Write out the material exactly, with the pictures left out.

Source material:
-- begin --

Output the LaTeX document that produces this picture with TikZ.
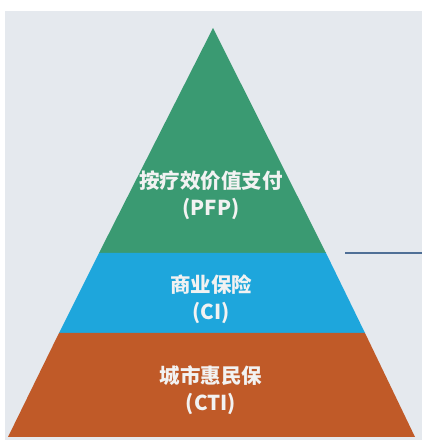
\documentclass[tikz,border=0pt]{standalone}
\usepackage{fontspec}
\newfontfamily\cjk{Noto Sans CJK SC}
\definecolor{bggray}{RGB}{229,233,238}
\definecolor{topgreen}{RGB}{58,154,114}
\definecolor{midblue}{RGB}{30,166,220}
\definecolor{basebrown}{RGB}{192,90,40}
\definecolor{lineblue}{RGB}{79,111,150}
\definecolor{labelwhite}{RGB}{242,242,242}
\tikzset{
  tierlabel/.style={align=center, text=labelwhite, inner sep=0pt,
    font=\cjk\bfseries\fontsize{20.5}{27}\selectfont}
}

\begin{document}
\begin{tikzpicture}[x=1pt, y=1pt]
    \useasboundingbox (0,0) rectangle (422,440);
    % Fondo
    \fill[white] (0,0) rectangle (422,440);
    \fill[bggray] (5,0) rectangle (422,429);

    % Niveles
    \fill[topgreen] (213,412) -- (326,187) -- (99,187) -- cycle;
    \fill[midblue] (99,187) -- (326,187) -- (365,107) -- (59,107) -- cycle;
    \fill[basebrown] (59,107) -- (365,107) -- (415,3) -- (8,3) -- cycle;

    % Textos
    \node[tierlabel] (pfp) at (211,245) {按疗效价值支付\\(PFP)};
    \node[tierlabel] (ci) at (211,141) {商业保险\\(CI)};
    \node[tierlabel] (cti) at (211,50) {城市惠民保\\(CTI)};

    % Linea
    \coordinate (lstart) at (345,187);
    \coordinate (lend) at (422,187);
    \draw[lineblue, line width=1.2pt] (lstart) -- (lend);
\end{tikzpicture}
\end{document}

-- end --

Output of the task:
Output the LaTeX document that produces this picture with TikZ.
\documentclass[tikz,border=0pt]{standalone}
\usepackage{fontspec}
\newfontfamily\cjk{Noto Sans CJK SC}
\definecolor{bggray}{RGB}{229,233,238}
\definecolor{topgreen}{RGB}{58,154,114}
\definecolor{midblue}{RGB}{30,166,220}
\definecolor{basebrown}{RGB}{192,90,40}
\definecolor{lineblue}{RGB}{79,111,150}
\definecolor{labelwhite}{RGB}{242,242,242}
\tikzset{
  tierlabel/.style={align=center, text=labelwhite, inner sep=0pt,
    font=\cjk\bfseries\fontsize{20.5}{27}\selectfont}
}

\begin{document}
\begin{tikzpicture}[x=1pt, y=1pt]
    \useasboundingbox (0,0) rectangle (422,440);
    % Fondo
    \fill[white] (0,0) rectangle (422,440);
    \fill[bggray] (5,0) rectangle (422,429);

    % Niveles
    \fill[topgreen] (213,412) -- (326,187) -- (99,187) -- cycle;
    \fill[midblue] (99,187) -- (326,187) -- (365,107) -- (59,107) -- cycle;
    \fill[basebrown] (59,107) -- (365,107) -- (415,3) -- (8,3) -- cycle;

    % Textos
    \node[tierlabel] (pfp) at (211,245) {按疗效价值支付\\(PFP)};
    \node[tierlabel] (ci) at (211,141) {商业保险\\(CI)};
    \node[tierlabel] (cti) at (211,50) {城市惠民保\\(CTI)};

    % Linea
    \coordinate (lstart) at (345,187);
    \coordinate (lend) at (422,187);
    \draw[lineblue, line width=1.2pt] (lstart) -- (lend);
\end{tikzpicture}
\end{document}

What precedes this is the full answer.